Table of contents (shortened):
- Fundamental concepts of graph theory (isomorphism, degree sequences; trees, Cayley's theorem, Prüfer-code, minimal weight spanning tree; connectivity; directed graphs; miscellaneous exercises)
- Euler walks (existence of Euler walks, applications, variations of the problem)
- Hamiltonian paths and circuits (finding Hamiltonian paths and circuits, necessary conditions, sufficient conditions, misc. exercises)
- Planarity (Euler's formula; the theorems of Kuratowski, Fáry, and Wagner; duality, weak isomorphism, misc. exercises, related concepts)
- Matching (maximum and maximal matchings, bipartite graphs and Hall's condition, misc.
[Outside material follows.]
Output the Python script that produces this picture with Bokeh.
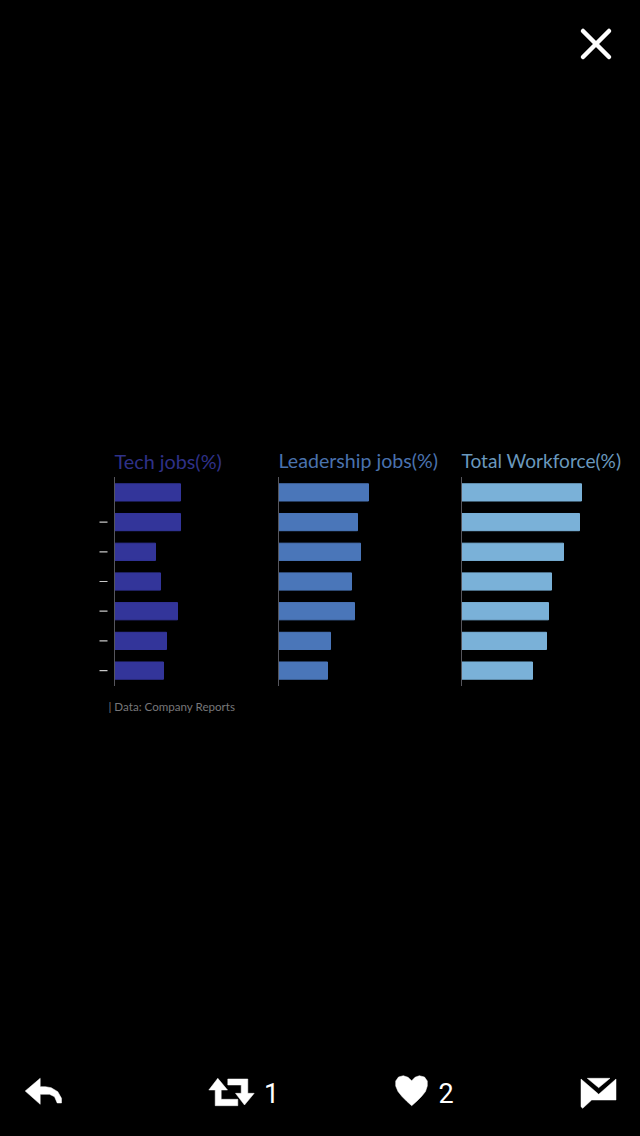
from bokeh.plotting import figure
from bokeh.models import Range1d
from bokeh.core.properties import value
from bokeh.embed import file_html
from bokeh.resources import INLINE

rows = [0, 1, 2, 3, 4, 5, 6]
tech_jobs = [33, 33, 20.5, 23, 31.5, 26, 24.5]
leadership_jobs = [45, 39.5, 41, 36.5, 38, 26, 24.5]
total_workforce = [60, 59, 51, 45, 43.5, 42.5, 35.5]
titles = ["Tech jobs(%)", "Leadership jobs(%)", "Total Workforce(%)"]
source_note = "| Data: Company Reports"
retweets = "1"
likes = "2"

FONT = value("Lato")
PAGE_L, PAGE_R, PAGE_T, PAGE_B = 1, 641, 0.5, 1136.5
ROW0, ROW_STEP = 492.4, 29.7
PX_PER_UNIT = 2

p = figure(width=640, height=1136, output_backend="svg", toolbar_location=None,
           x_axis_type=None, y_axis_type=None, min_border=0,
           x_range=Range1d(PAGE_L, PAGE_R), y_range=Range1d(PAGE_B, PAGE_T),
           background_fill_color="#000000", border_fill_color="#000000",
           outline_line_color=None)
p.grid.visible = False
p.extra_y_ranges["rows"] = Range1d((PAGE_B - ROW0) / ROW_STEP, (PAGE_T - ROW0) / ROW_STEP)

panels = [
    ("tech", tech_jobs, 115, "#33359a", "#2f3188", titles[0], "19.8px"),
    ("lead", leadership_jobs, 279, "#4a76b9", "#4a72ae", titles[1], "19.6px"),
    ("total", total_workforce, 462, "#7ab1d8", "#6a98bd", titles[2], "19.1px"),
]
for name, vals, left, color, tcolor, title, tsize in panels:
    p.extra_x_ranges[name] = Range1d((PAGE_L - left) / PX_PER_UNIT, (PAGE_R - left) / PX_PER_UNIT)
    p.hbar(y=rows, left=0, right=vals, height=0.58, color=color,
           x_range_name=name, y_range_name="rows")
    p.segment(x0=[left], x1=[left], y0=[477], y1=[686], line_color="#55555c", line_width=1)
    p.text(x=[left], y=[460.5], text=[title], text_color=tcolor, text_font=FONT,
           text_font_size=tsize, text_baseline="middle", text_align="left")

# dashes where the row labels would be
p.segment(x0=[100] * 6, x1=[108] * 6, y0=rows[1:], y1=rows[1:], line_color="#c8c8c8",
          line_width=1.2, y_range_name="rows")

p.text(x=[109], y=[706], text=[source_note], text_color="#77777a", text_font=FONT,
       text_font_size="11.6px", text_baseline="middle", text_align="left")

# close icon
p.segment(x0=[583.5, 583.5], y0=[31, 57], x1=[609.5, 609.5], y1=[57, 31], line_color="#ffffff",
          line_width=4.5, line_cap="round")

# footer icons
reply = ([25.7, 40.7, 40.7, 46, 51.7, 58.3, 62, 62, 57.7, 55, 50, 40.7, 40.7],
         [1091, 1078.3, 1086.7, 1086.7, 1087.7, 1091.7, 1098.3, 1103, 1103, 1096.7, 1094.3, 1094.3, 1104.3])
rt_left = ([218.3, 228, 221.7, 221.7, 238.3, 238.3, 215.7, 215.7, 209.3],
           [1078.3, 1090, 1090, 1099.3, 1099.3, 1105.7, 1105.7, 1090, 1090])
rt_right = ([245, 236, 241.7, 241.7, 228.3, 228.3, 248.3, 248.3, 254.7],
            [1105, 1093.3, 1093.3, 1085, 1085, 1079, 1079, 1093.3, 1093.3])
heart = ([412.2, 408.5, 403.8, 399, 396.2, 396.2, 398.5, 402.5, 407.5, 412.2, 417, 422, 426, 427.8, 427.8, 425, 419.8, 415.5],
         [1080.7, 1077.3, 1075.7, 1077, 1081, 1086, 1091.5, 1096.5, 1101.5, 1105.7, 1101.5, 1096.5, 1091.5, 1086, 1081, 1077, 1075.7, 1077.3])
mail_body = ([581.5, 581.5, 583.2, 592.2, 616.5, 616.5, 599.2],
             [1079, 1106.7, 1108.3, 1100, 1100, 1079, 1094.3])
mail_flap = ([587.8, 610.5, 599.2], [1078.3, 1078.3, 1087.7])
for xs, ys in (reply, rt_left, rt_right, heart, mail_body, mail_flap):
    p.patch(xs, ys, fill_color="#ffffff", line_color="#ffffff", line_width=0.5)

p.text(x=[272, 446.5], y=[1092.5, 1092.5], text=[retweets, likes], text_color="#ffffff",
       text_font=value("Roboto"), text_font_size="27px", text_baseline="middle", text_align="center")

html = file_html(p, INLINE)
html = html.replace("<head>", "<head><style>html,body{background:#000000;}</style>", 1)
open("out.html", "w").write(html)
Exercises; packing and covering)
- Flows, higher connectivity (flows in networks, edge- and vertex connectivity)
- Colouring (vertex colouring; edge colouring; perfect graphs; Mycielski's construction; list colouring)
- Matrix representations (adjacency matrix, its determinant and eigenvalues; incidence matrix; circuit and cut set matrices)
- Complexity theory (paths and circuits; colouring and cliques; decision problems and search problems; misc. exercises)
The book contains about 500 problems in these topics, with full solutions. The famous book "Combinatorial problems and exercises" (Lovász, 1979) is still the best for graduate and postgraduate math majors but most of its problems are too difficult for undergraduates. Most of the existing English undergraduate texts contain some exercises but usually without solutions. The novelty of this book is that
1. it contains mostly "easy" problems which can be solved by any undergraduate who understands the definitions and knows the most basic theorems and methods,
2. it covers only those chapters of graph theory which are needed for engineering students as well (for other important chapters of graph theory like Ramsey theory, infinite graphs etc. the readers are referred to other sources), and
3. it contains full solutions with as many details as required for typical undergraduate exams.
This collection is based on the discrete mathematics courses we offer since 1985 for the undergraduate electric engineering majors and informatics majors at the Budapest University of Technology and Economics. Most problems have been tested by dozens of TA-s (and by thousands of students) in the last two decades.